Case in point. The pandering called the Treaty of Tripoli, with Muslims. They, Barbary Powers, were warring against what they claimed to be the "Christian" nations (England, France, Spain, Denmark, and the United States).(1)
Lets get into the minds of the Founding Fathers trying to get a nation up and running. They were familiar with the Qur'an, I am sure. They all understood the terms jihad (a holy war, a religious duty, waged by Muslims against infidels i.e. Christians) from the Qur'an. They knew their customer's beliefs.
Surah 5:51 "O you who believe! Take not the Jews and the Christians for your friends and protectors: they are but friends and protectors to each other. And he among you that turns to them for friendship is of them."
The 1797 treaty with Tripoli was one of the many treaties in which each country officially recognized the religion of the other in an attempt to prevent further escalation of a "Holy War" between Christians and Muslims.(2)
Reading a book called "Original Intent: Courts, the Constitution, & Religion" by David Barton will shed some light called truth on the situation. Although I haven't read it yet, he is an author who is familiar to us Home Schoolers. Barton knows his history.
Was the Treaty of Tripoli effective? Apparently not, evidenced since the treaty was broken in 1801 by the Pasha of Tripoli over President Thomas Jefferson's refusal to pay the Pasha's demands for increased payments. The First Barbary War, the Battle of Derne in 1805 was an attempt to free many of Christian slaves in Barbary. Unfortunately, Jefferson, a heretical deist, and his administration then caved to the evil ones and argued that buying sailors out of slavery was a fair exchange to end the war. They agreed to pay a ransom of sixty thousand dollars for the American prisoners.
So, was Jefferson wrong in trying to make a deal with the devil? In reflection. if he saw the hostility and persecutions towards Christians around the world these days and what happened on 9/11, would he have still made the Treaty of Tripoli? Probably so, as a non-Christian (without the guiding logic of the Holy Spirit).
Incidentally, we owe the strength of our, then fledgling, U.S. Navy to Pasha of Tripoli. President Jefferson was in the process of disbanding the Navy when, in bad timing, Pasha of Tripoli declared war on the US. Glory goes to our Lord Jesus Christ.
So did the Treaty of Tripoli repudiate Christianity? Nope. In fact, while discussing the Barbary conflict with Jefferson, Adams declared:
The policy of Christendom has made cowards of all their sailors before the standard of Mahomet. It would be heroical and glorious in us to restore courage to ours.(3)

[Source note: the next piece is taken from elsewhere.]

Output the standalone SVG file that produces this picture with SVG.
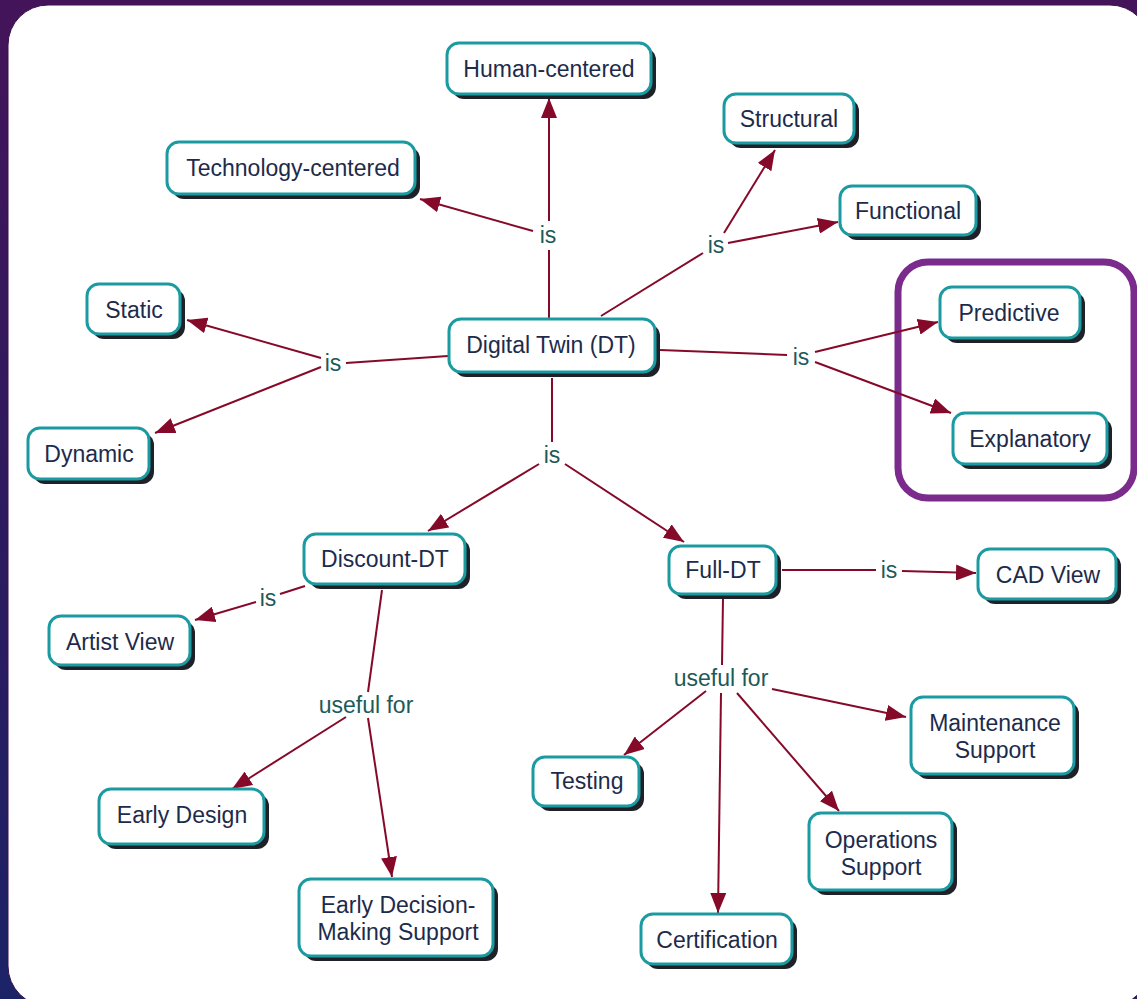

Furthermore, it was Adams who declared:
The general principles on which the fathers achieved independence were. . . . the general principles of Christianity. . . . I will avow that I then believed, and now believe, that those general principles of Christianity are as eternal and immutable as the existence and attributes of God; and that those principles of liberty are as unalterable as human nature.(4)
Adams' own words confirm that he rejected any notion that America was less than a Christian nation.(5)
Jefferson on the other hand....
(1) Glen Tucker, Dawn Like Thunder: The Barbary Wars and the Birth of the U. S. Navy (Indianapolis: Bobbs-Merrill Company, 1963), p. 127.
(2) Gardner W. Allen, Our Navy and the Barbary Corsairs (Boston: Houghton, Mifflin and Company, 1905), pp. 56.
(3) John Adams, Works, Vol. VIII, p. 407, to Thomas Jefferson on July 3, 1786.
(4) John Adams, Works, Vol. X, pp. 45-46, to Thomas Jefferson on June 28, 1813.
(5) David Barton
UPDATE: Well I have been set straight and missed quite a bit about our history. A man named William R. Bowen wrote a brilliant article on this subject called Tempest in a Treaty: Does the Treaty of Tripoli Support a Secular America?
I missed a great point that:
Article XI refers to the “government” of the United States, not the “nation.”and the viewpoint of religion back then meant something entirely different as so eloquently pointed out by George Mason.
Thanks for setting the record strait Mr. Bowen.